## What to do
Give again exactly the lines that run from the start of the records to the line holding "8000, 9000, 10000];", both ends counted. Do not include the pictures.
"""
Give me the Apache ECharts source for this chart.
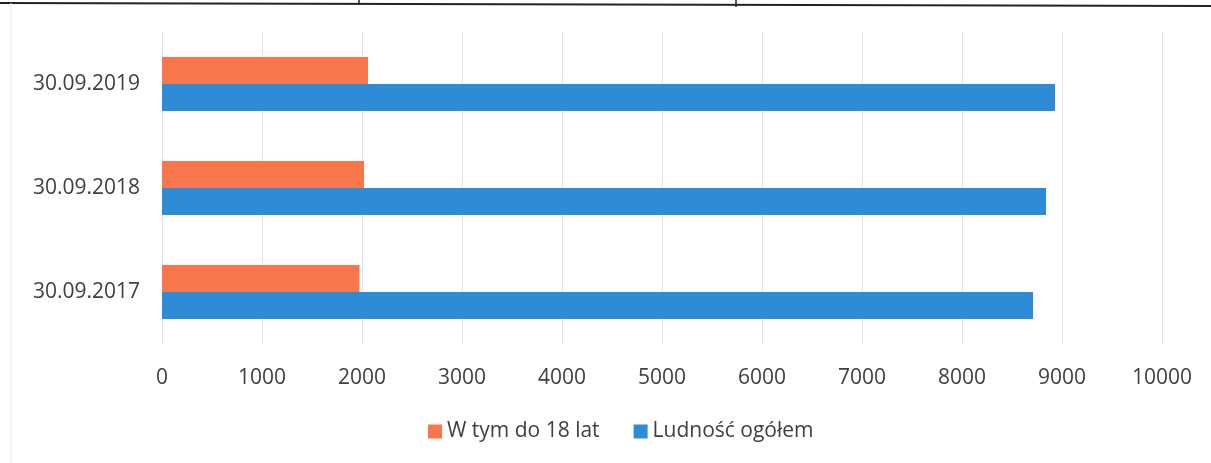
<!DOCTYPE html>
<html>
<head>
<meta charset="utf-8">
<script src="https://cdn.jsdelivr.net/npm/echarts@6/dist/echarts.min.js"></script>
<style>html,body{margin:0;padding:0;background:#fff}#c{width:1211px;height:463px}</style>
</head>
<body>
<div id="c"></div>
<script>
const categories = ['30.09.2017', '30.09.2018', '30.09.2019'];
const under18 = [1975, 2020, 2060];
const total = [8710, 8840, 8930];
const seriesNames = ['W tym do 18 lat', 'Ludność ogółem'];
const xTicks = [0, 1000, 2000, 3000, 4000, 5000, 6000, 7000, 8000, 9000, 10000];

const font = '"Open Sans", sans-serif';
const chart = echarts.init(document.getElementById('c'), null, {renderer: 'canvas'});
chart.setOption({
  animation: false,
  backgroundColor: '#fff',
  color: ['#F8764C', '#2E8BD6'],
  grid: {left: 162, right: 49, top: 32, bottom: 119, containLabel: false},
  legend: {
    data: seriesNames,
    bottom: 16,
    left: 423,
    itemWidth: 14, itemHeight: 14, itemGap: 34,
    icon: 'rect',
    textStyle: {fontFamily: font, fontSize: 21, color: '#404040', padding: [0, 0, 0, 0]}
  },
  xAxis: {
    type: 'value', min: xTicks[0], max: xTicks[xTicks.length - 1], interval: 1000,
    axisLine: {show: false}, axisTick: {show: false},
    splitLine: {show: true, lineStyle: {color: '#E3E3EA', width: 1}},
    axisLabel: {fontFamily: font, fontSize: 21, color: '#404040', margin: 24,
      formatter: v => String(v)}
  },
  yAxis: {
    type: 'category', data: categories,
    axisLine: {show: false}, axisTick: {show: false},
    axisLabel: {fontFamily: font, fontSize: 21, color: '#404040', margin: 22}
  },
  series: [
    {name: seriesNames[0], type: 'bar', data: under18, barGap: '0%', barCategoryGap: '48%'},
    {name: seriesNames[1], type: 'bar', data: total, barGap: '0%', barCategoryGap: '48%'}
  ],
  graphic: [
    {type: 'line', shape: {x1: 0, y1: 3, x2: 1211, y2: 6}, style: {stroke: '#222', lineWidth: 2}},
    {type: 'line', shape: {x1: 359, y1: 0, x2: 359, y2: 5}, style: {stroke: '#222', lineWidth: 1.5}},
    {type: 'line', shape: {x1: 736, y1: 0, x2: 736, y2: 7}, style: {stroke: '#222', lineWidth: 1.5}},
    {type: 'line', shape: {x1: 11, y1: 3, x2: 11, y2: 463}, style: {stroke: '#E6E6EC', lineWidth: 1}}
  ]
});
</script>
</body>
</html>
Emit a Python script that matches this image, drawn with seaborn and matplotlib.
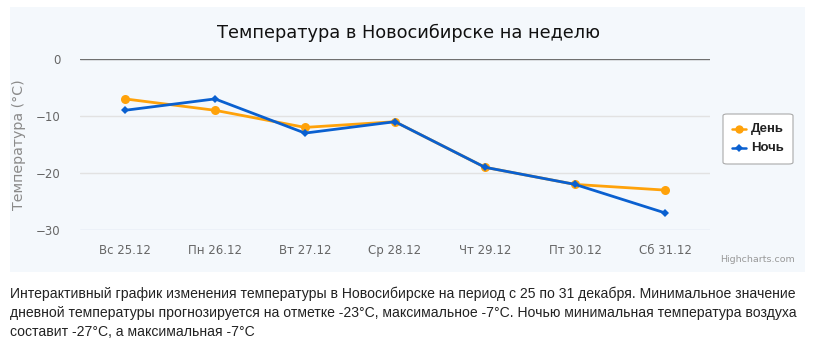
"""
## Written solution
Give me the Apache ECharts source for this chart.
<!DOCTYPE html>
<html>
<head>
<meta charset="utf-8">
<script src="https://cdn.jsdelivr.net/npm/echarts@6/dist/echarts.min.js"></script>
<style>html,body{margin:0;padding:0;background:#fff}#c{width:1211px;height:463px}</style>
</head>
<body>
<div id="c"></div>
<script>
const categories = ['30.09.2017', '30.09.2018', '30.09.2019'];
const under18 = [1975, 2020, 2060];
const total = [8710, 8840, 8930];
const seriesNames = ['W tym do 18 lat', 'Ludność ogółem'];
const xTicks = [0, 1000, 2000, 3000, 4000, 5000, 6000, 7000, 8000, 9000, 10000];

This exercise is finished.